CODA: Attending to the Collective

Russ Volckmann

Leadership Coaching TipMuch of the attention on integral development has the focus on individual development. We have programs and practices for attending to cognitive and emotional development, as well as attending to physical development (through variations on the martial arts and other physical activity), and meeting aspirations for spiritual development, albeit still a question of whether that is a line or stream of development, on the one hand, or is manifest in different ways by development in other streams.

That is not to say that there is no attention to the collective half of the four-quadrant model offered by Wilber. I suspect most of this attention is found in the application of the integral perspectives to addressing specific problems from organizations and their development to sustainability and social systems. In fact, some of the earliest works on organization development from an integral approach were offered by Ron Cacioppe and others in articles found in journals like the Journal of Leadership and Organization Development. Gradually, more is surfacing. For example, in early 2010 mark Edwards’ new book (Organisational Transformation for Sustainability: An Integral Metatheory) is being published by Routledge and promises to offer considerable insight into how we can approach theories of organization more competently. And, of course, there are numerous articles about applications of integral in this journal, as well as books and articles in other journals.

Also, Alfonso Montouri states in an interview I did with him for Integral Review (December 2009, forthcoming) when we were discussing creativity, that most of the research on creativity is focused on the individual and not on groups. And it seems to me that there is so much potential here for both academic researchers and those involved in practical applications. For if we are indeed facing challenges of increasing complexity, we are going to need both individual and collective creativity to forge a generative future.

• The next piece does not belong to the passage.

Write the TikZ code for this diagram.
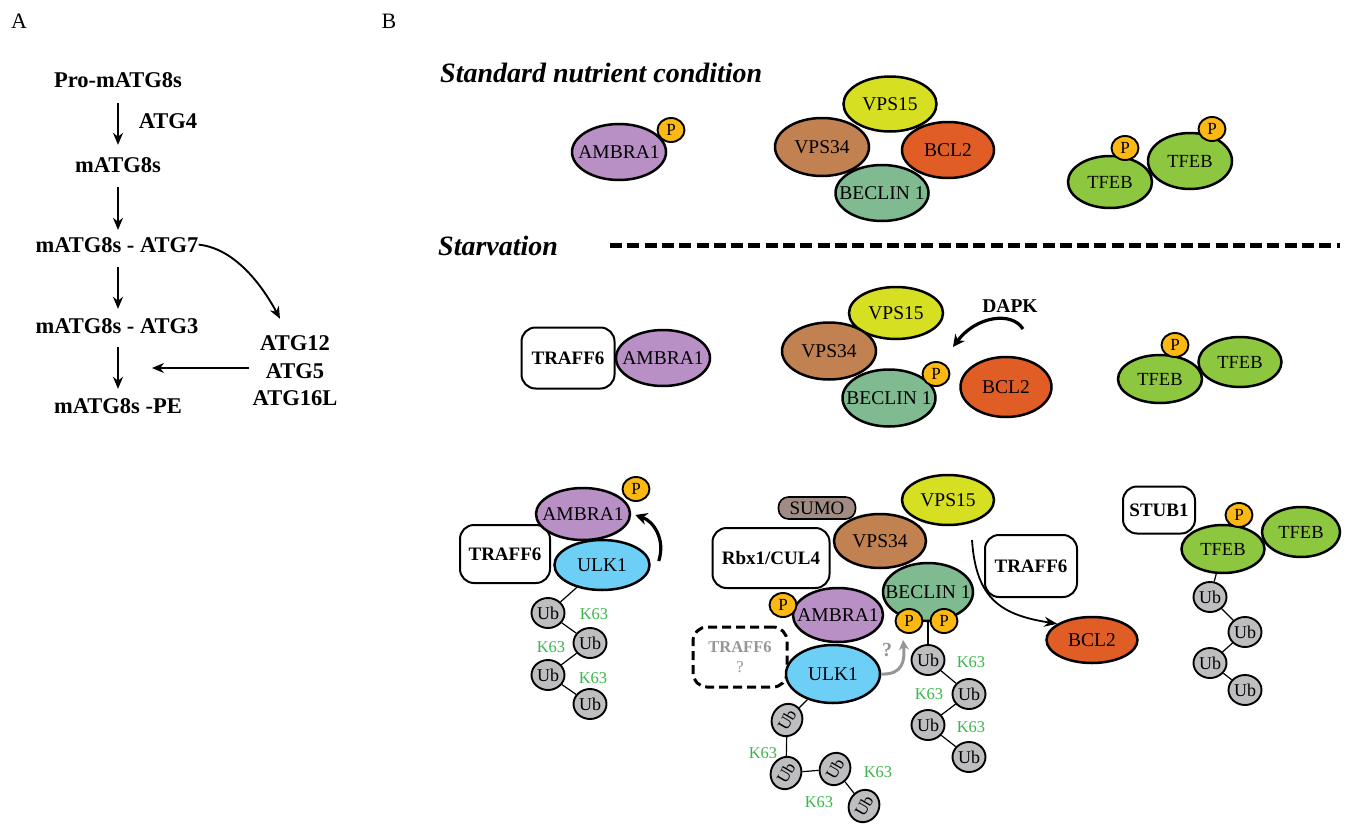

A new book from a group of practitioners (with some academic credentials), does not seem to be integrally informed, but it takes a look at groups from the point of view of how they are creative and productive, as well as what internal dynamics tend to cause groups to falter and produce bad (destructive) decisions.

Collective Wisdom coverAlan Briskin, Sheryl Erickson, John Ott and Tom Callanan,
The Power of Collective Wisdom and the Trap of Collective Folly.
San Francisco: Berrett-Koehler Publishers, Inc., 2009.

Alan is a PhD in organizational behavior and author of The Stirring of Soul in the Workplace. He is a co-founder of the Collective Wisdom Initiative. Sheryl has been a principal investigator for the Collective Wisdom Initiative and has been involved in organization change and leadership development. John is another change consultant and part of the Collective Wisdom Initiative. Tom has had a key role with the Collective Wisdom Initiative in starting various programs, including the Global Youth Leadership Collaborative. Peter Senge wrote the Foreword.

The book explores, “What allows us, in groups and larger collectives, to find solutions amid complexity and daunting circumstances, to make wise choices and work together, as opposed to splintering apart and failing to see what opportunities arise?” Their answer is Collective Wisdom, a capacity to learn together and evolve toward something greater and wiser than what we can do collectively. The alternative is collective folly, that is, “lacking in good sense, prudence, and foresight, a continuum of behaviors ranging from personally foolish behavior to criminality, evil, and depravity on a mass scale.”

The authors go on to describe what it is like when groups are tuned into collective wisdom and some of the pitfalls of collective folly. It is worth the read—and fun to read, partly because of how they draw on some heavy hitters like Mary Parker Follett (note the Leadership Quote in this issue of Integral Leadership Review by Follett that I found in this book) and Teilhard de Chardin (now there’s a pair!) and partly because of the interesting way they share some fascinating stories to demonstrate what their messages are.

But be forewarned! This is not an integrally informed book. Nor does it consider adult development models or theories. It suffers from the lack of attention to these perspectives. For example, it assumes a value set that is centered in Green,

But I offer this here, not so much to recount their message as to welcome the attention to the collective in our integral, generative activities. Again, this book does not attend to integral or adult development frameworks. In fact, I think the total lack of attention to the latter is its Achilles heel, if a book can have one of those. It seems to me that this is very, very Green (albeit not so mean, as far as it goes) while reaching out for some Yellow. But, in truth, it fails to do this.

My point here is that in the study of integral as in the study of leadership, there is a tendency to focus on the individual. Gradually, some integrally informed works are making their appearance that are attending to the collective. There is Peter Merry’s Evolutionary Leadership and soon the book by Mark Edwards, Organisational Transformation for Sustainability—An Integral Metatheory. Things are looking up!